Friday, 7 November 2008

Retail investors in buy mode as FIIs exit

Non-institutional investors, better known as individual or retail investors, bought stocks worth over Rs 4,000 crore over 45 days between Sep
tember 1 and October 23, at a time when foreign portfolio investors were net sellers in the market.

According to an internal analysis carried out by the market regulator SEBI, while net sales registered by foreign portfolio investors or FIIs were Rs 18,800 crore during this period, individual investors ramped up their purchase of shares.

This category of investors bought stocks worth Rs 4,100 crore, which fund managers reckon is a considerable amount especially when domestic mutual funds were net buyers — which is excess of purchase of stocks over sales — to the tune of just Rs 1,300 crore.

India’s insurance firms lent support during this period with net purchases of Rs 14,000 crore since many of them consider the steep fall in stock prices as a good opportunity to top up their investments in well-performing companies.

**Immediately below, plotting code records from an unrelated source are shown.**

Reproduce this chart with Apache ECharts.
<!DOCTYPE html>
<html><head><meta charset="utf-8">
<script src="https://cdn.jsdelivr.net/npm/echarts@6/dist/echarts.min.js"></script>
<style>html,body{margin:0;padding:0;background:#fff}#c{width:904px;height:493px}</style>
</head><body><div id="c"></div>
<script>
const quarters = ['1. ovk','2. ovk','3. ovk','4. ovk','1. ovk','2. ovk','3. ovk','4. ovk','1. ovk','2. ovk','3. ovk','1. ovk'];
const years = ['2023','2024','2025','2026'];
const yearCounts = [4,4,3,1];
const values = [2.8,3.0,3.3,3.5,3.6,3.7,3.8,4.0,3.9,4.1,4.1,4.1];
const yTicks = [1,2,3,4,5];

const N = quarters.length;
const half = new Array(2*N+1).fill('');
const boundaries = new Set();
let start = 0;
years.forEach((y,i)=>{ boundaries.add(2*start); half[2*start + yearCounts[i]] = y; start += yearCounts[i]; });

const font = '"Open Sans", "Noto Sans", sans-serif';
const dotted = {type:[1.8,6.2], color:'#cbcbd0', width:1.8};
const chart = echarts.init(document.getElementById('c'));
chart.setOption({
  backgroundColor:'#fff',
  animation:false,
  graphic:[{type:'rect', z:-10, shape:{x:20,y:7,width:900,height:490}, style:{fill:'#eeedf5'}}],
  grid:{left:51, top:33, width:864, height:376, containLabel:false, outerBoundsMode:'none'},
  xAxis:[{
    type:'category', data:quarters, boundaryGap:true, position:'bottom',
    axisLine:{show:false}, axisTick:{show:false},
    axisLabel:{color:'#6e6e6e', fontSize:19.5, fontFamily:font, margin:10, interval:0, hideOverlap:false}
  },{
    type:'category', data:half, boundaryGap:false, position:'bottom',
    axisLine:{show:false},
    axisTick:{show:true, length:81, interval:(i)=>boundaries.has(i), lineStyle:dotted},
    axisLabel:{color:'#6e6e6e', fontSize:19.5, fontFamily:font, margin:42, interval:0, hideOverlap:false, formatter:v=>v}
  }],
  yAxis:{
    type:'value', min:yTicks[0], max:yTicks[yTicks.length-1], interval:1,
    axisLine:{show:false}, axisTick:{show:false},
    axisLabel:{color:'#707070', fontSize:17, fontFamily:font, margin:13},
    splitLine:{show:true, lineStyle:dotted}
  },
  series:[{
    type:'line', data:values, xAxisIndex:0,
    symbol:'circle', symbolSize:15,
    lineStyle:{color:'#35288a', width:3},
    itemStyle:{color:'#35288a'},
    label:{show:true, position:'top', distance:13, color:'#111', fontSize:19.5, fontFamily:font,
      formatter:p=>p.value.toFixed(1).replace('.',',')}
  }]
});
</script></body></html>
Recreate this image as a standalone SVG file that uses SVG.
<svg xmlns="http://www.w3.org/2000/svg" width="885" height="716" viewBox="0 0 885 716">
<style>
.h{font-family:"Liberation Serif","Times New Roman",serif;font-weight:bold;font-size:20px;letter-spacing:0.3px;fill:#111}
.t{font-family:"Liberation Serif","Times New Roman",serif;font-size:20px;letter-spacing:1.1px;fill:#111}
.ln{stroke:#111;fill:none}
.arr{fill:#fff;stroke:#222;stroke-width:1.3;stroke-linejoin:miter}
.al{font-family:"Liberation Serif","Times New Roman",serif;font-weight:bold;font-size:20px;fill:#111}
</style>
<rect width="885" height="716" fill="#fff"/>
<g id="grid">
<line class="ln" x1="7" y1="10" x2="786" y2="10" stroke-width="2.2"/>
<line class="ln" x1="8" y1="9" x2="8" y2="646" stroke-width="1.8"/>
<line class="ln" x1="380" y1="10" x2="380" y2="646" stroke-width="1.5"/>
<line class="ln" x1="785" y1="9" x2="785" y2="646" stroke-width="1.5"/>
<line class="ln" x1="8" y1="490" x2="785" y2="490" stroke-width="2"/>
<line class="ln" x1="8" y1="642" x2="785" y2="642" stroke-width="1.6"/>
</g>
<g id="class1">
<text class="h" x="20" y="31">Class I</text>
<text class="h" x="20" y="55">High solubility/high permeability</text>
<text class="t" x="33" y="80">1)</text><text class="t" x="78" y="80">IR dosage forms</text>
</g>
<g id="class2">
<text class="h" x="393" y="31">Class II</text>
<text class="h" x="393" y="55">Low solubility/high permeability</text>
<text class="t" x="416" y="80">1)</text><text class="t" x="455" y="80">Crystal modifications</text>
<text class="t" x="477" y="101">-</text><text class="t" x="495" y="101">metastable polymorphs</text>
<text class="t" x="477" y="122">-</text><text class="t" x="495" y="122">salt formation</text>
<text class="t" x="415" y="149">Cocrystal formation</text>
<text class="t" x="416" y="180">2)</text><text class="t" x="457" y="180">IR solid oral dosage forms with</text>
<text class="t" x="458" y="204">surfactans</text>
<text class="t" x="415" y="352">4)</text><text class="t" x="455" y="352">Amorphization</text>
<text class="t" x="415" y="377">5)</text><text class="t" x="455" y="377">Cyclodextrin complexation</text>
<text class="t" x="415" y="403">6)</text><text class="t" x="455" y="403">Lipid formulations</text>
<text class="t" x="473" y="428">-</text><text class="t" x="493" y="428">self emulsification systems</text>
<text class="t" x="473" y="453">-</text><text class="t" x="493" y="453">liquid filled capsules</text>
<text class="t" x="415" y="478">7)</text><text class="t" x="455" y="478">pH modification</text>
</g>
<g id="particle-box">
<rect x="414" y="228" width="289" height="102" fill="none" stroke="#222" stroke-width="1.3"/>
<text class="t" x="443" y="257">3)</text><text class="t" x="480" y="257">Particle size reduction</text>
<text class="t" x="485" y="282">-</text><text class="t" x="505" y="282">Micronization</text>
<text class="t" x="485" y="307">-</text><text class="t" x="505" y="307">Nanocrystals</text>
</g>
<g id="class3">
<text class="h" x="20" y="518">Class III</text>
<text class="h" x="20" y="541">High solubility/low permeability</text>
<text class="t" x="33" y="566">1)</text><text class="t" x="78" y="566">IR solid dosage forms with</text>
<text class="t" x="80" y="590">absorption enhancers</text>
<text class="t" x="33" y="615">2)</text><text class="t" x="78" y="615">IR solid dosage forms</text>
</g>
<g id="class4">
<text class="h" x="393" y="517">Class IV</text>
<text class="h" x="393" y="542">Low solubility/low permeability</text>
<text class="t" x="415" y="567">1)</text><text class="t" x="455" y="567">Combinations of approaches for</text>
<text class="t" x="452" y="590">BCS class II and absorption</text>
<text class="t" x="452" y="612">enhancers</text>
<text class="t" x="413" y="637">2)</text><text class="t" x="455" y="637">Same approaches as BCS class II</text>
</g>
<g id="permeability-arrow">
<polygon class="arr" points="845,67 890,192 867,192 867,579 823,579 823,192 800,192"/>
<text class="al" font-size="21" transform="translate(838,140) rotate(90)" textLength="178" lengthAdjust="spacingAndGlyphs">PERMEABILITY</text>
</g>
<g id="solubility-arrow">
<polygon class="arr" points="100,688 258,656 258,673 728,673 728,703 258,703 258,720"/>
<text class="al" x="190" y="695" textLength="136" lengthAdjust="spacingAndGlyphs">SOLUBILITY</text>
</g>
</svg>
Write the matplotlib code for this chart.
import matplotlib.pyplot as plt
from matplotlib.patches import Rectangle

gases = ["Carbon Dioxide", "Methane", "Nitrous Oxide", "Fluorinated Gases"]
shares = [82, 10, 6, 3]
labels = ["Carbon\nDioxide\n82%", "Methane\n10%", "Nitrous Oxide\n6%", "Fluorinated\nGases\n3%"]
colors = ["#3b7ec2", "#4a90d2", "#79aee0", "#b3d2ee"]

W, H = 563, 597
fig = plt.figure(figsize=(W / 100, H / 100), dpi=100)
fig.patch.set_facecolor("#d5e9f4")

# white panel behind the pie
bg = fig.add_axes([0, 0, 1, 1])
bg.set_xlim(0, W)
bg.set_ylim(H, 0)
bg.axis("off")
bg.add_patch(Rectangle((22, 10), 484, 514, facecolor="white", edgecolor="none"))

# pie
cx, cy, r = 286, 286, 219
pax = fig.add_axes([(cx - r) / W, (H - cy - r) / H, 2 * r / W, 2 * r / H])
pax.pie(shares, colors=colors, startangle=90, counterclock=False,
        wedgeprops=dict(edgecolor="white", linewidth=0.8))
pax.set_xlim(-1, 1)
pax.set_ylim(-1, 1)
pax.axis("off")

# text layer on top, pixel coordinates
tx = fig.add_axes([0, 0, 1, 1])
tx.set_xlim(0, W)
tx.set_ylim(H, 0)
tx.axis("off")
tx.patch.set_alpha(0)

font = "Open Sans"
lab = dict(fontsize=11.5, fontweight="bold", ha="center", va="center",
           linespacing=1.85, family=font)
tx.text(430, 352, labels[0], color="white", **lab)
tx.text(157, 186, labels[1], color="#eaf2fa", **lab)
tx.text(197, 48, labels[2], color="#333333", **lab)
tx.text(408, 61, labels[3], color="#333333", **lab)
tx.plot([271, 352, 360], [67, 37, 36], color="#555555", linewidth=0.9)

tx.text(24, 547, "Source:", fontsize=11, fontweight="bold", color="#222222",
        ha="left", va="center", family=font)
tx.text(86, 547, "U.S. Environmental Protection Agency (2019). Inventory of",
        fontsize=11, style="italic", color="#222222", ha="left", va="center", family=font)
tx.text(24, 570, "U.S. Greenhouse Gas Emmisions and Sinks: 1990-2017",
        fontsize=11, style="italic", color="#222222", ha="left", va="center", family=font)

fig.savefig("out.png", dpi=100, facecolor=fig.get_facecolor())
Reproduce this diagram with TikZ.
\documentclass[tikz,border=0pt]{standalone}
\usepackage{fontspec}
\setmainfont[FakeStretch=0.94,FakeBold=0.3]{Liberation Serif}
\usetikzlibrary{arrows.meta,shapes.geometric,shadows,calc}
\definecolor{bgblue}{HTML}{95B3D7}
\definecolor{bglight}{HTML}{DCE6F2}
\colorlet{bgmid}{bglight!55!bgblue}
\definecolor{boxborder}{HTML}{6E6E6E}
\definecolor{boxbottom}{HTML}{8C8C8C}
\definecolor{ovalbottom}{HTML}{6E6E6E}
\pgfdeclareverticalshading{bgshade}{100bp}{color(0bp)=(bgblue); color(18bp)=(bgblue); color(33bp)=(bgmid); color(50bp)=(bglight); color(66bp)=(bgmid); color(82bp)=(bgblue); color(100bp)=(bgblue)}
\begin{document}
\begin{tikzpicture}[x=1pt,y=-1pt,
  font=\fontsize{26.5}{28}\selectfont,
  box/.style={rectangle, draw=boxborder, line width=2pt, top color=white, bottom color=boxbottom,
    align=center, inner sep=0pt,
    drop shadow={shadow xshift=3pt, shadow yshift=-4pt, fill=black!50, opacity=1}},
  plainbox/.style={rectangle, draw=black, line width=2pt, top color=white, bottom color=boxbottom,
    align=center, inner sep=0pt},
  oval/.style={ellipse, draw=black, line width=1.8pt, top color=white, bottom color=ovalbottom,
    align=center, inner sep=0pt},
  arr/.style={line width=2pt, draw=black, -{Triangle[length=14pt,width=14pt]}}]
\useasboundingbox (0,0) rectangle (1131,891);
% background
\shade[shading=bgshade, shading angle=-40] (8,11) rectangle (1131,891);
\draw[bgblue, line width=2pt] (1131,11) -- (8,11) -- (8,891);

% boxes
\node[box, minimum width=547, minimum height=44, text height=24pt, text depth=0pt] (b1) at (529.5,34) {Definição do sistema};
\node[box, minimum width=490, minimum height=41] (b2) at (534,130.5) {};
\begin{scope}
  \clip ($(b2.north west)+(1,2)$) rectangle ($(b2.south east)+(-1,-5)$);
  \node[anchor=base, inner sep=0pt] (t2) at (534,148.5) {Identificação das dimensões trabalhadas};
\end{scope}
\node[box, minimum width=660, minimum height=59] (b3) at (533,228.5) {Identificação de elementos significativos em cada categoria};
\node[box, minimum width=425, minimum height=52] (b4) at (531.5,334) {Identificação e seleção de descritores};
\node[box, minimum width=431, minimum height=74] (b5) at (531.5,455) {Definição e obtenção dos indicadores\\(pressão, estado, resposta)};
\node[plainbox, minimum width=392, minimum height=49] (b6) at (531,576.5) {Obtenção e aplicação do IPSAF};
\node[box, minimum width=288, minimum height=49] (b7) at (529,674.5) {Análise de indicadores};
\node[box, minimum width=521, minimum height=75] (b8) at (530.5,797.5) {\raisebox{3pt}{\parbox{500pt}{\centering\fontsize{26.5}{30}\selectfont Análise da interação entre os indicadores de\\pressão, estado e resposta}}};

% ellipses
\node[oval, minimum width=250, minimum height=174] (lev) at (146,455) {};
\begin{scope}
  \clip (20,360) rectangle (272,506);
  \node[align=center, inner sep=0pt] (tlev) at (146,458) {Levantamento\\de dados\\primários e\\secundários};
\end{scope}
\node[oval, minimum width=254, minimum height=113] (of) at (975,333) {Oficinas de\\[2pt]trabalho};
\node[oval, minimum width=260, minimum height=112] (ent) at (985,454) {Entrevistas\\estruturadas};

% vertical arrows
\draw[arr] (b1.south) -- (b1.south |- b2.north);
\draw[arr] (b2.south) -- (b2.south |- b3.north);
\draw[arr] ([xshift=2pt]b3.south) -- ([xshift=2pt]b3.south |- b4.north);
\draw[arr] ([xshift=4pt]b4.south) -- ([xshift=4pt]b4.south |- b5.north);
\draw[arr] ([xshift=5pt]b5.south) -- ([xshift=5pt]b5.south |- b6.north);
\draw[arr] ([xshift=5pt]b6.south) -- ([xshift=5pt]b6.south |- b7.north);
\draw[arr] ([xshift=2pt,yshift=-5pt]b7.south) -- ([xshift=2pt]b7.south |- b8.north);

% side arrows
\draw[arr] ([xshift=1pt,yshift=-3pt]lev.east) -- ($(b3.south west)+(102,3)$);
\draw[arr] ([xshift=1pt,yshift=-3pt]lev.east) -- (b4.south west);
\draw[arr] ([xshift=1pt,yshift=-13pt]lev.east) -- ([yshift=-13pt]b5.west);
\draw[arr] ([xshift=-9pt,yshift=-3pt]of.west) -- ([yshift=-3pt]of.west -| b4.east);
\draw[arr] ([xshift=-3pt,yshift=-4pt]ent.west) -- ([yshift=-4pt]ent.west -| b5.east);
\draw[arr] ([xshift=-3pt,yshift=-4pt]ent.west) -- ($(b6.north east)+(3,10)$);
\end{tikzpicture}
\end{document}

But what has come as a surprise is the amount of buying by individual investors.

“There are many investors who are putting part of their money into stocks of good companies with a longer horizon and seem to be convinced that this is an opportune time to invest,” said an official in the securities market.

A good part of the buying may well have been accounted for by promoters of companies, who would have acquired shares from the secondary market in their individual capacity. Besides, senior management personnel of many corporates also seem to have been active in mopping up shares from the market, given the low valuations.

Over the past month or two, senior management personnel in firms such as L&T, Dabur and Glenmark Pharma have bought shares in their firms, according to the data provided by the exchanges. A senior executive of a bank which has interests in asset management and also the securities business said the purchase by non-institutional investors was quite large considering that it has come at a turbulent phase in the stock markets.

In his reckoning, high net worth investors or HNIs have not been very active this time around. For, local mutual funds, the going has been tough as corporate investors pulled out money from Fixed Maturity Plans due to concerns related to the quality of the investment portfolio of these plans and also owing to the squeeze on liquidity in the inter-bank market.

During the month of October, their assets under management dropped by 18% to Rs 4,31,901.42 crore, their biggest such fall. For foreign portfolio investors, it has been a double whammy. The steep slide in stock prices over the past couple of months, coupled with the weakening of the rupee against the USD, has hit them hard.